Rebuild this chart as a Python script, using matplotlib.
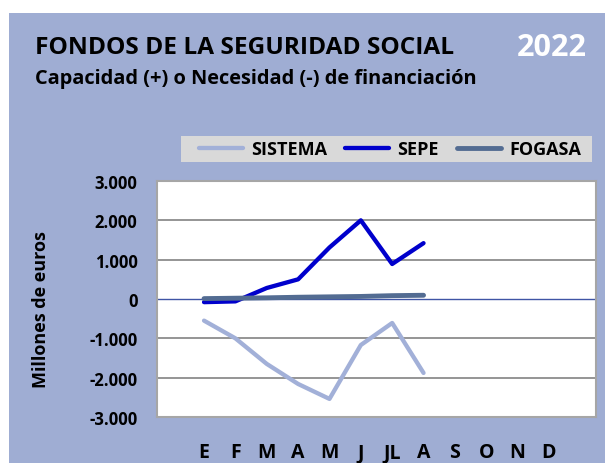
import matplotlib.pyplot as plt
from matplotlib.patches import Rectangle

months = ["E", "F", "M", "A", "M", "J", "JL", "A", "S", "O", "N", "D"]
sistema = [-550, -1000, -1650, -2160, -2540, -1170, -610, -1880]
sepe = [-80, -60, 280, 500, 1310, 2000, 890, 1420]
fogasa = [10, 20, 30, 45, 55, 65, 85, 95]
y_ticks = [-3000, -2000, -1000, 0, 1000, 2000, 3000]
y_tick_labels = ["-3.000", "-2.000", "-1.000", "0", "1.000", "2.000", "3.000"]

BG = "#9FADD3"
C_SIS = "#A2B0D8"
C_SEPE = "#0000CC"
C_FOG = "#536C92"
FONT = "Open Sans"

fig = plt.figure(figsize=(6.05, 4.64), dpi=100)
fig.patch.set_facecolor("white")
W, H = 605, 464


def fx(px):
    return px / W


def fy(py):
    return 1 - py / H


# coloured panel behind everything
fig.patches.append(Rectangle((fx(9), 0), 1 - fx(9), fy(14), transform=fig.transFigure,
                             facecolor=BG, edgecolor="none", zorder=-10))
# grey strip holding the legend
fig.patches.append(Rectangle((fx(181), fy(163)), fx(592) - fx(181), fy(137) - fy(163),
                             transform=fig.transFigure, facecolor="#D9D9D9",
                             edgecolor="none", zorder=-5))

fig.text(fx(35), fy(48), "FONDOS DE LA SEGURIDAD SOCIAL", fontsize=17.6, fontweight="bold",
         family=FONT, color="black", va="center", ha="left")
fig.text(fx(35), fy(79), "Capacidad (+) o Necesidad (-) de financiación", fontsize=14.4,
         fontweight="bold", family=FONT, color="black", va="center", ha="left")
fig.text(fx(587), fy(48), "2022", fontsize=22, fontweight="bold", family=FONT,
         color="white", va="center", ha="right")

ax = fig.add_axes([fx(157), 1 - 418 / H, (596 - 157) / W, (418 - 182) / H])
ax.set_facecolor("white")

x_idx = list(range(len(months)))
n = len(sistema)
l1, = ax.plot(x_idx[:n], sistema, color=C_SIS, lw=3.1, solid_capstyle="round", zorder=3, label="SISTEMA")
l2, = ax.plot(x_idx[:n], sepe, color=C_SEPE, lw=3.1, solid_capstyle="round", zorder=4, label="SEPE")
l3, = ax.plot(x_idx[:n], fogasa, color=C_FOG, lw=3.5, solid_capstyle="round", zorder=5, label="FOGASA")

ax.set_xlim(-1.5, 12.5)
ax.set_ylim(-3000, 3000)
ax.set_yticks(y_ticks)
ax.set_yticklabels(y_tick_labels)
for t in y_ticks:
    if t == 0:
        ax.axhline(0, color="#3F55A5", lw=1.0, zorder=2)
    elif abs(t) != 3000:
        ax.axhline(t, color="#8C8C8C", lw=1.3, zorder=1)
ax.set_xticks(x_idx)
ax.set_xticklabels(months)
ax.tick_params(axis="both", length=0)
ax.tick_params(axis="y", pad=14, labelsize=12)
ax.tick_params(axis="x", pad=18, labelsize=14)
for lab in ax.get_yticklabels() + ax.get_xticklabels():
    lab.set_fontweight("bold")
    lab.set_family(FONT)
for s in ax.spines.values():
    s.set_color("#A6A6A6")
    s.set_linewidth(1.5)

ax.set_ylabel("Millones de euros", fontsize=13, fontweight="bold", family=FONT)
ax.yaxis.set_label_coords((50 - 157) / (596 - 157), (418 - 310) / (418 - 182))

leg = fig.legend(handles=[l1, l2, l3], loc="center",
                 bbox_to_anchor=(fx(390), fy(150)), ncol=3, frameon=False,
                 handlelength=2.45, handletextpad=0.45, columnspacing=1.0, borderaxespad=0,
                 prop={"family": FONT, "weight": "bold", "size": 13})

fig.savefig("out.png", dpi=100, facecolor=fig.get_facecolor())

---

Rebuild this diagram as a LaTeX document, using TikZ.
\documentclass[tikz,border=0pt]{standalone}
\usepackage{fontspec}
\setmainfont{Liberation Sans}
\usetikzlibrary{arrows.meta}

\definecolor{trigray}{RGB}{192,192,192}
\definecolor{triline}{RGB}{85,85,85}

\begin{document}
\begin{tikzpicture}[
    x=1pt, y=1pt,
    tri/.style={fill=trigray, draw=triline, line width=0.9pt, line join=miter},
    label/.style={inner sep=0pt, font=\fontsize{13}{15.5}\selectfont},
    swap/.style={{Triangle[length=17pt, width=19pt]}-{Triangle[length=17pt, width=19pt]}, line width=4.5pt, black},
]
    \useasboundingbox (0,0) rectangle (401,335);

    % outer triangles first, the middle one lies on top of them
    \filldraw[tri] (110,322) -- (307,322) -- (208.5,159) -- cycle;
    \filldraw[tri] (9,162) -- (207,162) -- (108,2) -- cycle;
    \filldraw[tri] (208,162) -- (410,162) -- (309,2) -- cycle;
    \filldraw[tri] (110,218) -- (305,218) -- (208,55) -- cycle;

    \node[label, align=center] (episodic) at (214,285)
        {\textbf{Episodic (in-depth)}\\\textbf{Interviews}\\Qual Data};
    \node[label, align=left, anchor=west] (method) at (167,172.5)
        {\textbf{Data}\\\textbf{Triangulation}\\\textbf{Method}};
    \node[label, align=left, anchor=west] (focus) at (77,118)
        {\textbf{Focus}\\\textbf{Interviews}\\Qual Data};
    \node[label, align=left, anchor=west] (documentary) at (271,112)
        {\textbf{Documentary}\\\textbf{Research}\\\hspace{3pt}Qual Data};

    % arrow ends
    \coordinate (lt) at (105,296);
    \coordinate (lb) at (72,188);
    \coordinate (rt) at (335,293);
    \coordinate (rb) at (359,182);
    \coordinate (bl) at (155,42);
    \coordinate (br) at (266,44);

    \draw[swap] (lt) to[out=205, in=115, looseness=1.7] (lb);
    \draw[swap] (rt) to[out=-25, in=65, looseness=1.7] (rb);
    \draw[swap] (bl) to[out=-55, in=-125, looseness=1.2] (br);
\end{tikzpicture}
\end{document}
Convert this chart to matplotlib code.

==

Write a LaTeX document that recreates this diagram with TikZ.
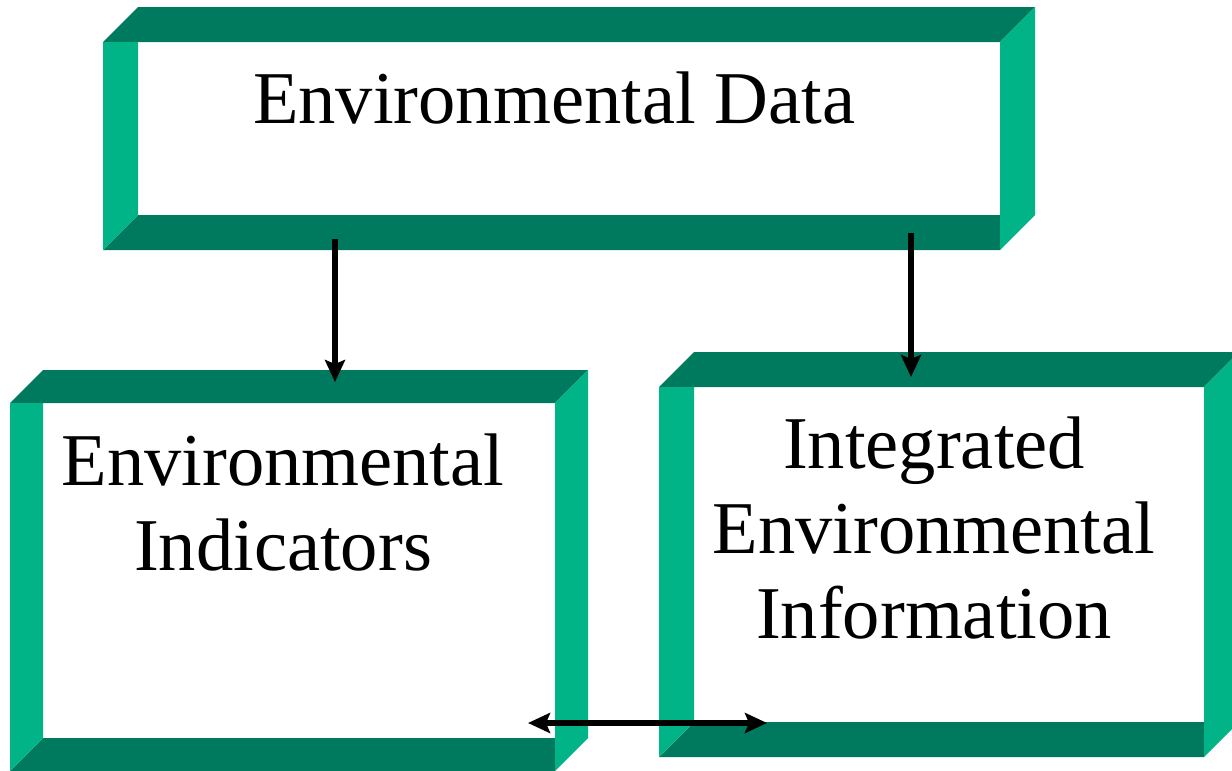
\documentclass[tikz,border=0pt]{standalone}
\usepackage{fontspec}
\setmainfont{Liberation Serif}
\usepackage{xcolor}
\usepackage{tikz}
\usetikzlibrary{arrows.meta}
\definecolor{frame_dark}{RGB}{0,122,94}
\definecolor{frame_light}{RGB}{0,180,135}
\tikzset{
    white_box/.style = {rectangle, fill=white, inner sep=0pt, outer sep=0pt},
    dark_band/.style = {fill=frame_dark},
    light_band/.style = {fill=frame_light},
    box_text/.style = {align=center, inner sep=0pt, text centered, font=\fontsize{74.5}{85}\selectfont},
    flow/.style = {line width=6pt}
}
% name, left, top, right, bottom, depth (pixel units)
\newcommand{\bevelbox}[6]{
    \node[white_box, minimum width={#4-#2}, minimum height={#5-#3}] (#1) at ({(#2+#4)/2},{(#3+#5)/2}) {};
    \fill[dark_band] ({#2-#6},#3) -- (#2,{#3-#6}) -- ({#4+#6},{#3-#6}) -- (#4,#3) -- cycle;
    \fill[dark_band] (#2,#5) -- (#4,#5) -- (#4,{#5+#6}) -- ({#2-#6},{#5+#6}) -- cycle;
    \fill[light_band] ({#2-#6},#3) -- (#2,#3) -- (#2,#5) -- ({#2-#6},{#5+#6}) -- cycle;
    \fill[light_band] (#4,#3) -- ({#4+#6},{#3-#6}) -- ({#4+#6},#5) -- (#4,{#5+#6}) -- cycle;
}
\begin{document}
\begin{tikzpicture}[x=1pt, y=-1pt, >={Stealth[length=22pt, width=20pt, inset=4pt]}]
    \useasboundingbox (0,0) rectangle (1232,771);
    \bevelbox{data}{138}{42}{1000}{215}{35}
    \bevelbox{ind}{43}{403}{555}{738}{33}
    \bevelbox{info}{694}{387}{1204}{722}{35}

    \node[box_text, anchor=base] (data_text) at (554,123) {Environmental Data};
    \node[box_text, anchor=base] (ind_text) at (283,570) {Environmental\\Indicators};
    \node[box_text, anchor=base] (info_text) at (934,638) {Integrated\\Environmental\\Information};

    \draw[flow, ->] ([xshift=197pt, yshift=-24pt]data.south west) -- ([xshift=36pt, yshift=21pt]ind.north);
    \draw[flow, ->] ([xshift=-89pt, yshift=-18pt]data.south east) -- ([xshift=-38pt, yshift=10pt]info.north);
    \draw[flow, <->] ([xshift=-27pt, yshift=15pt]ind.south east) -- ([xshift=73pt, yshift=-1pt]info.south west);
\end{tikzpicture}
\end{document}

## Short exercise
Copy out every line of the listing that contains the string "chart".

## Complete answer
Rebuild this chart as a Python script, using matplotlib.
Convert this chart to matplotlib code.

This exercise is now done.